Baban Dube a, quant à lui, été instituteur pendant une dizaine d’année à l’école de son village. De son métier il a conservé son dévouement et sa patience, puisque c’est souvent lui qui soigne et change les bandages de ses camarades.
Joku, qui était conducteur de vélo-rickshaw, a passé plusieurs années à mendier à Bénarès, près du Gange, sur la “ route des pèlerins ” comme beaucoup d’autres lépreux, avant d’être amené à Ashapur. Ce jour-là, il avait un gros bandage sur son œil gauche puisqu’il avait bénéficié, quelques jours auparavant, d’une série d’opérations de la cataracte dans le cadre d’une campagne d’opérations gratuites.
Kashinath, 25 ans, n’est pas lépreux (il est le seul), mais il est né à Ashapur et y a toujours vécu, avec sa mère et son frère. Sa mère, une fois veuve, avait contracté la lèpre et était donc venue à Ashapur se faire soigner, accompagnée de ses deux enfants. Elle a guéri mais n’est jamais repartie. Son fils, aujourd’hui âgé de 25 ans, aide donc autant qu’il le peut aux tâches quotidiennes.


Aujourd’hui
Aujourd'hui, dans la mesure où un comité de médecins indiens est censé gérer l'institution, la marge de manœuvre pour prévoir des projets à long terme est relativement limitée. Néanmoins, depuis le 15 mai, un nouveau projet de DISCC concernant les lépreux a vu le jour (clinique de rue pour des lépreux mendiant dans le centre de la ville, aide ponctuelle à plusieurs communautés de lépreux...).

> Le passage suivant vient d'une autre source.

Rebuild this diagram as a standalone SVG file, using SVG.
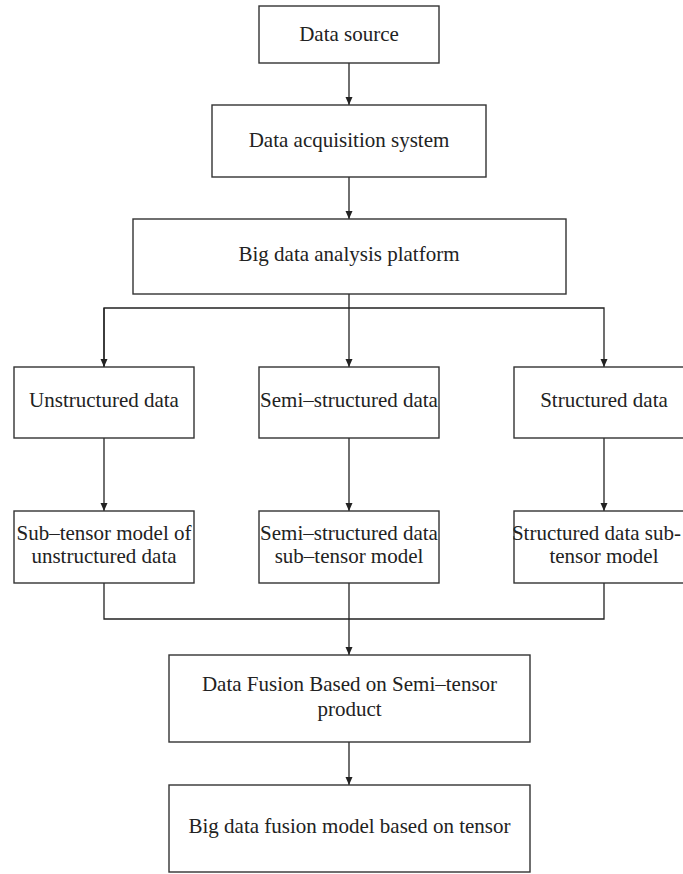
<svg xmlns="http://www.w3.org/2000/svg" width="683" height="874" viewBox="0 0 683 874">
<style>
.box{fill:#fff;stroke:#333;stroke-width:1.4}
.t{font-family:"Liberation Serif","Times New Roman",serif;font-size:21px;fill:#222;text-anchor:middle}
.c{fill:none;stroke:#222;stroke-width:1.3}
</style>
<defs>
<marker id="arr" markerUnits="userSpaceOnUse" markerWidth="8" markerHeight="8" refX="8" refY="4" orient="auto" viewBox="0 0 8 8">
<path d="M0,0.5 L8,4 L0,7.5 Z" fill="#222"/>
</marker>
</defs>
<rect width="683" height="874" fill="#fff"/>
<g id="connectors">
<path class="c" d="M349,63 V105" marker-end="url(#arr)"/>
<path class="c" d="M349,177 V219" marker-end="url(#arr)"/>
<path class="c" d="M349,294 V367" marker-end="url(#arr)"/>
<path class="c" d="M104,367 V308 H604 V367" marker-end="url(#arr)"/>
<path class="c" d="M104,308 V367" marker-end="url(#arr)"/>
<path class="c" d="M104,438 V511" marker-end="url(#arr)"/>
<path class="c" d="M349,438 V511" marker-end="url(#arr)"/>
<path class="c" d="M604,438 V511" marker-end="url(#arr)"/>
<path class="c" d="M104,583 V619 H604 V583"/>
<path class="c" d="M349,583 V655" marker-end="url(#arr)"/>
<path class="c" d="M349,742 V785" marker-end="url(#arr)"/>
</g>
<g id="n1"><rect class="box" x="259" y="6" width="180" height="57"/><text class="t" x="349" y="41">Data source</text></g>
<g id="n2"><rect class="box" x="212" y="105" width="274" height="72"/><text class="t" x="349" y="147">Data acquisition system</text></g>
<g id="n3"><rect class="box" x="133" y="219" width="433" height="75"/><text class="t" x="349" y="261">Big data analysis platform</text></g>
<g id="n4"><rect class="box" x="14" y="367" width="180" height="71"/><text class="t" x="104" y="407">Unstructured data</text></g>
<g id="n5"><rect class="box" x="259" y="367" width="180" height="71"/><text class="t" x="349" y="407">Semi–structured data</text></g>
<g id="n6"><rect class="box" x="514" y="367" width="180" height="71"/><text class="t" x="604" y="407">Structured data</text></g>
<g id="n7"><rect class="box" x="14" y="511" width="180" height="72"/><text class="t" x="104" y="540">Sub–tensor model of</text><text class="t" x="104" y="563">unstructured data</text></g>
<g id="n8"><rect class="box" x="259" y="511" width="180" height="72"/><text class="t" x="349" y="540">Semi–structured data</text><text class="t" x="349" y="563">sub–tensor model</text></g>
<g id="n9"><rect class="box" x="514" y="511" width="180" height="72"/><text class="t" x="681" y="540" style="text-anchor:end">Structured data sub-</text><text class="t" x="604" y="563">tensor model</text></g>
<g id="n10"><rect class="box" x="169" y="655" width="361" height="87"/><text class="t" x="349.5" y="691">Data Fusion Based on Semi–tensor</text><text class="t" x="349.5" y="716">product</text></g>
<g id="n11"><rect class="box" x="169" y="785" width="361" height="87"/><text class="t" x="349.5" y="833">Big data fusion model based on tensor</text></g>
</svg>
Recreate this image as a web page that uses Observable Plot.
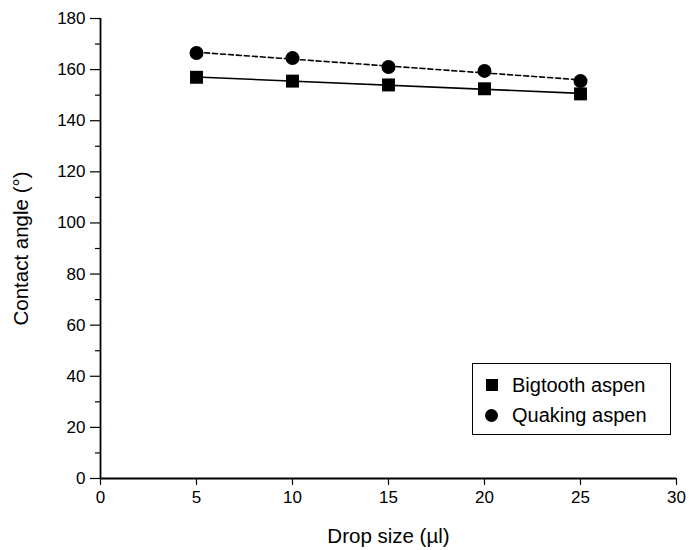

Dans le cadre de ce projet, le Docteur Tulsi s'est engagé à ce que la personne travaillant à la clinique de rue aille régulièrement rendre visite aux pensionnaires d'Ashapur, et prenne en charge les besoins matériels urgents comme remplir les cylindres de gaz, acheter des fruits et légumes, fournir quelques médicaments…
Il s'agit donc de palier au plus urgent, pour assurer un niveau de vie décent aux lépreux résidant dans le Centre, sans pour autant engager l'association, pour l'instant, dans des projets à long terme sans l'accord du comité de médecins. Lorsque l'association DISCC sera plus familiarisée avec cette institution et ses pensionnaires, d'autres possibilités plus encourageantes verront peut-être le jour.